Turing ace explores Mission Critical Machine Learning at Cambridge Sessions showcase
Mission Critical Machine Learning is the subject of the next Cambridge Sessions technology series fashioned by Featurespace, the creator of world-leading analytics to fight online financial crime.
The June 14 blockbuster at the Cambridge University Union from 5pm stars Mark Girolami, Chief Scientist at the Turing Institute and Derek McAuley, Director of Digital Economy at Nottingham University.
The session will explore explainability, governance and bias. Mark will be sharing a story around the work the Turing Institute did with the UK government during the Covid-19 lockdown .
Guests can register at: https://www.featurespace.com/rsvp-the-cambridge-sessions-mission-critical-machine-learning/
Digging deeper into the rationale of the government project titled ‘Odysseus’, Girolami told Business Weekly: “ML is just a new class of algorithms and not all algorithms are mission critical. Conversely in terms of regulatory compliance being an important part of mission delivery, I don’t need ML to be unlawful or unethical.
“I can assess that with Excel and the sort function. The specific challenge with ML is understanding it well enough to know you are compliant.”
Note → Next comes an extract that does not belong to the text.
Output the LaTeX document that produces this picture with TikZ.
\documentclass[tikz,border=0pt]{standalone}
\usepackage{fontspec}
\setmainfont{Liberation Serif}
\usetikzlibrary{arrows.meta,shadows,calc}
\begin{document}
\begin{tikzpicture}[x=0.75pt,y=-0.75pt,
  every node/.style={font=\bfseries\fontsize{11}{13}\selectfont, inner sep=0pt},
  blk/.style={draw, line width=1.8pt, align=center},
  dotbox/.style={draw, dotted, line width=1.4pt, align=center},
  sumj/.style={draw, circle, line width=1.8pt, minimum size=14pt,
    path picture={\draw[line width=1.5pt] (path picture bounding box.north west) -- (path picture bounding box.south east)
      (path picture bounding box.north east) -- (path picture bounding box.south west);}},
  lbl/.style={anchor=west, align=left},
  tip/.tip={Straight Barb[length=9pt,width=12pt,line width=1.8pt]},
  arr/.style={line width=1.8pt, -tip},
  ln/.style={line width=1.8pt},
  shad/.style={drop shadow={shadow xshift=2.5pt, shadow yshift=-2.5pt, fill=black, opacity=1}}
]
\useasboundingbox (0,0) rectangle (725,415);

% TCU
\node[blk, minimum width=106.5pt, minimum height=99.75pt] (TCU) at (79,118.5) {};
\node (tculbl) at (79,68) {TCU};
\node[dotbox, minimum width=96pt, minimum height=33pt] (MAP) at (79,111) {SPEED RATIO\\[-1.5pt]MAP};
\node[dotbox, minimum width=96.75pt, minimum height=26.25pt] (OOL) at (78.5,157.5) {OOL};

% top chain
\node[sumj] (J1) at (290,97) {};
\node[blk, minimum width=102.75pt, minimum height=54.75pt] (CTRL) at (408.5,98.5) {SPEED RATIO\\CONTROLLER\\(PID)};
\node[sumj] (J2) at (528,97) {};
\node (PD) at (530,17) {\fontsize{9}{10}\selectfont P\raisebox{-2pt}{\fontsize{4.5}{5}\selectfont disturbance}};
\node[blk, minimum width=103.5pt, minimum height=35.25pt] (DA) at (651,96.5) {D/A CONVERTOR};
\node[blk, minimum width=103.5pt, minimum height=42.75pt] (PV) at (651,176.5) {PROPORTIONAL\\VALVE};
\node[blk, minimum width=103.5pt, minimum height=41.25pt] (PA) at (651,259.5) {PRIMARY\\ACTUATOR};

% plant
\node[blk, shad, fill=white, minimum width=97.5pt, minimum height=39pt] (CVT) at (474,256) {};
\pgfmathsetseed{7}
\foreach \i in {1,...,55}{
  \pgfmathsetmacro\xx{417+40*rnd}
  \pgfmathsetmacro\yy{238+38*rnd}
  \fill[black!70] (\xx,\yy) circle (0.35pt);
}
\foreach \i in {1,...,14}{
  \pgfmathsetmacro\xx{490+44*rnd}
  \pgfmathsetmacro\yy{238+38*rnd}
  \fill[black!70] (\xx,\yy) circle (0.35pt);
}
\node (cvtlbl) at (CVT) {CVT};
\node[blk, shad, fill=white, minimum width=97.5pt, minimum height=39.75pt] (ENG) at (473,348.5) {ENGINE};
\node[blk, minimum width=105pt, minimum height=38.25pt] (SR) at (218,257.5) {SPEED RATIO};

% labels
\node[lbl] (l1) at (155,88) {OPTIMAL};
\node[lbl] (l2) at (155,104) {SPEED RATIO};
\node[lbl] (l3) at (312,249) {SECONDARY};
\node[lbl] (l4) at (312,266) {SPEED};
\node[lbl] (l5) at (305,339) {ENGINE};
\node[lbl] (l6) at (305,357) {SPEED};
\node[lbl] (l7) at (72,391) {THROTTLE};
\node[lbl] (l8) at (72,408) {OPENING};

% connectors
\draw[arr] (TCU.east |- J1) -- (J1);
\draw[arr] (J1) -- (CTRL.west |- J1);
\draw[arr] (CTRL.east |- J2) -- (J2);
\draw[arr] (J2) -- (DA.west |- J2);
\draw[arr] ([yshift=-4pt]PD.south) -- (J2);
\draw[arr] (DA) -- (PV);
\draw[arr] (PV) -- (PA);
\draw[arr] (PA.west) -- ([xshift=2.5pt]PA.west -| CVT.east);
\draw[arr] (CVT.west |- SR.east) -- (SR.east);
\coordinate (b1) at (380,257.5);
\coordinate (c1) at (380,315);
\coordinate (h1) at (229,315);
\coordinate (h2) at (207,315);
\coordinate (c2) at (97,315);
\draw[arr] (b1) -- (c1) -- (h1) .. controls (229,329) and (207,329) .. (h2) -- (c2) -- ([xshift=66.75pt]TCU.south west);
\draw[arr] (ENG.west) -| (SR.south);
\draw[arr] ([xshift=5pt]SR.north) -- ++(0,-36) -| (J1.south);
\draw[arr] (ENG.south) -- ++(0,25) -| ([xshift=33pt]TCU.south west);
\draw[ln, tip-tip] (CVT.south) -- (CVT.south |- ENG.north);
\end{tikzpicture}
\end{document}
McAuley whose work spans the issues of ethics, identity, privacy and the regulations that surround them explained: “Bias is not universally a problem; for example, we discriminate for those over 60 in the transport system; or families in the tax system; society is full of biases in favour of some groups at some times, because that is what society has decided it wants to do.
“What we are concerned about is algorithms that are asserted to be fair against some criteria of universal utility but simply fail on that. Examples include gender and racial bias in face recognition such as those found in the UK passport photo checker.
“Such biases are often simply discovered in the training data sets not being representative of the population to whom the algorithm is applied.
“All industries are regulated and live in a complex landscape of generic (like GPDR) and sector specific (like FSA) regulation. AI and ML do not get a pass on this regulation.
‘However they work, they must exist in ‘systems’ that comply – hence the major concerns with AI and ML is understanding their impact on the system’s compliance.
“While there have been calls to regulate AI and ML in a generic manner, it makes no sense without considering what the data represents, what the algorithm does and what the consequences are.
“In this regard many view the EU AI Act as misnamed, as really it is looking at specific classes of use, and its definitions are viewed by many as including algorithms that do automated decision making whether ML or not.”